Devices alarms handling
^^^^^^^^^^^^^^^^^^^^^^^
Two functions are available to handle alarms on daisychain devices in your
driver:
* `device_alarm_init()`: clear the current alarm buffer
* `device_alarm_commit(const int device_number)`: commit the current alarm
buffer to "device.<device_number>.ups.alarm", and increase the count of
alarms. If the current alarms buffer is empty, the count of alarm is
decreased, and the variable "device.<device_number>.ups.alarm" is removed
from publication. Once the alarm count reaches "0", the main (device.0)

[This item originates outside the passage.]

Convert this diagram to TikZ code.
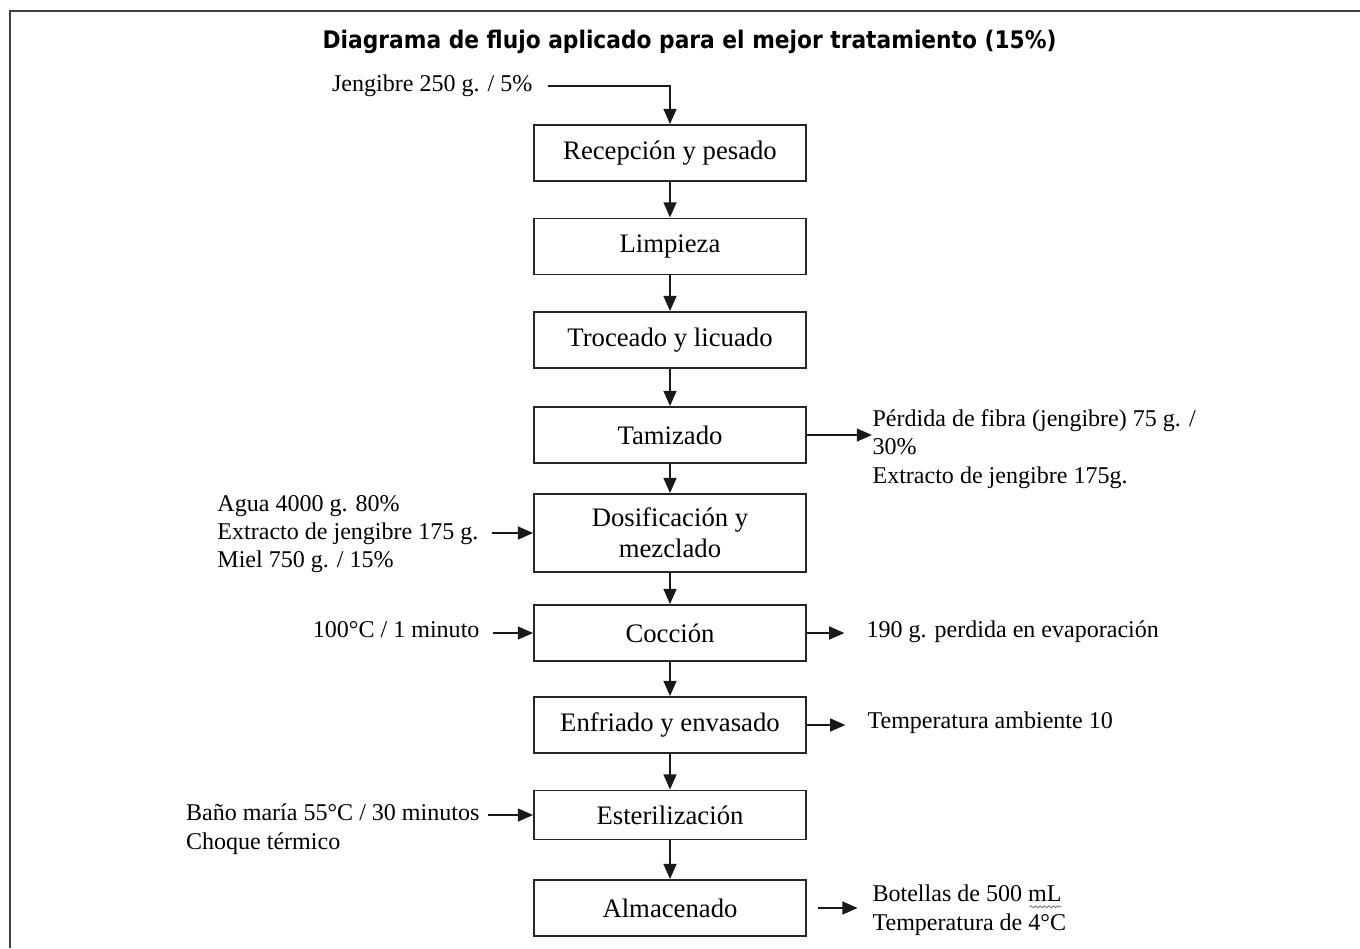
\documentclass[tikz,border=0pt]{standalone}
\usepackage{fontspec}
\setmainfont{Liberation Serif}
\newfontfamily\titlefont[FakeStretch=0.9]{DejaVu Sans}
\usetikzlibrary{positioning, arrows.meta, decorations.pathmorphing}

\begin{document}
\begin{tikzpicture}[
  proceso/.style={
    draw=black!85, line width=0.65pt,
    minimum width=3.4cm, minimum height=0.7cm,
    inner sep=0pt, align=center,
    font=\fontsize{9.5}{11}\selectfont
  },
  dato/.style={inner sep=0pt, align=left, font=\fontsize{8.55}{10.1}\selectfont},
  titulo/.style={font=\titlefont\bfseries\fontsize{8.6}{10}\selectfont},
  flecha/.style={-{Triangle[length=1.9mm, width=1.6mm]}, line width=0.7pt, black!90},
  marco/.style={line width=0.7pt, black!75}
]
  \useasboundingbox (0,0) rectangle (17,-11.85);
  \draw[marco] (0.125,-11.85) |- (17,-0.14);

  \node[titulo] (tit) at (8.62,-0.53) {Diagrama de flujo aplicado para el mejor tratamiento (15\%)};

  % etapas del proceso
  \node[proceso] (recep) at (8.375,-1.9125) {Recepción y pesado};
  \node[proceso] (limp) at (8.375,-3.08) {Limpieza};
  \node[proceso] (troc) at (8.375,-4.25) {Troceado y licuado};
  \node[proceso] (tamiz) at (8.375,-5.4375) {Tamizado};
  \node[proceso, minimum height=0.975cm] (dosif) at (8.375,-6.6625) {Dosificación y\\ mezclado};
  \node[proceso] (cocc) at (8.375,-7.9125) {Cocción};
  \node[proceso] (enfr) at (8.375,-9.0625) {Enfriado y envasado};
  \node[proceso, minimum height=0.6125cm] (ester) at (8.375,-10.1875) {Esterilización};
  \node[proceso] (alm) at (8.375,-11.35) {Almacenado};

  \draw[flecha] (recep.south) -- (limp.north);
  \draw[flecha] (limp.south) -- (troc.north);
  \draw[flecha] (troc.south) -- (tamiz.north);
  \draw[flecha] (tamiz.south) -- (dosif.north);
  \draw[flecha] (dosif.south) -- (cocc.north);
  \draw[flecha] (cocc.south) -- (enfr.north);
  \draw[flecha] (enfr.south) -- (ester.north);
  \draw[flecha] (ester.south) -- (alm.north);

  % entradas
  \node[dato, anchor=east] (jeng) at (6.6625,-1.07) {Jengibre 250 g. / 5\%};
  \node[dato, anchor=east] (agua) at (5.9875,-6.675) {Agua 4000 g. 80\%\\ Extracto de jengibre 175 g.\\ Miel 750 g. / 15\%};
  \node[dato, anchor=east] (temp) at (6.0,-7.875) {100°C / 1 minuto};
  \node[dato, anchor=east] (bano) at (6.0,-10.3625) {Baño maría 55°C / 30 minutos\\ Choque térmico};

  \draw[flecha, shorten <=0.19cm] (jeng.east) -| (recep.north);
  \draw[flecha, shorten <=0.16cm] (dosif.west -| agua.east) -- (dosif.west);
  \draw[flecha, shorten <=0.16cm] (cocc.west -| temp.east) -- (cocc.west);
  \draw[flecha, shorten <=0.1cm] (ester.west -| bano.east) -- (ester.west);

  % salidas
  \node[dato, anchor=west] (perdida) at (10.9,-5.61) {Pérdida de fibra (jengibre) 75 g. /\\ 30\%\\ Extracto de jengibre 175g.};
  \node[dato, anchor=west] (evap) at (10.825,-7.9) {190 g. perdida en evaporación};
  \node[dato, anchor=west] (amb) at (10.8375,-9.03) {Temperatura ambiente 10};
  \node[dato, anchor=west] (bot) at (10.9,-11.375) {Botellas de 500 mL\\ Temperatura de 4°C};

  \draw[flecha] (tamiz.east) -- (tamiz.east -| perdida.west);
  \draw[flecha, shorten >=0.27cm] (cocc.east) -- (cocc.east -| evap.west);
  \draw[flecha, shorten >=0.27cm] (enfr.east) -- (enfr.east -| amb.west);
  \draw[flecha, shorten <=0.14cm, shorten >=0.18cm] (alm.east) -- (alm.east -| bot.west);

  \draw[black!55, line width=0.3pt, decorate, decoration={snake, amplitude=0.35pt, segment length=1.6pt}] (12.87,-11.335) -- (13.27,-11.335);
\end{tikzpicture}
\end{document}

ups.status will also remove the "ALARM" flag.
[NOTE]
======
When implementing a new driver, the following functions have to be
called:
* `alarm_init()` at the beginning of the main update loop, for the whole
daisychain. This will set the alarm count to "0", and reinitialize all
alarms,
* `device_alarm_init()` at the beginning of the per-device update loop.
This will only clear the alarms for the current device,
* `device_alarm_commit()` at the end of the per-device update loop.
This will flush the current alarms for the current device,
* also `device_alarm_init()` at the end of the per-device update loop.
This will clear the current alarms, and ensure that this buffer will not
be considered by other subsequent devices,
* `alarm_commit()` at the end of the main update loop, for the whole
daisychain. This will take care of publishing or not the "ALARM" flag
in the main ups.status (`device.0`, root collection).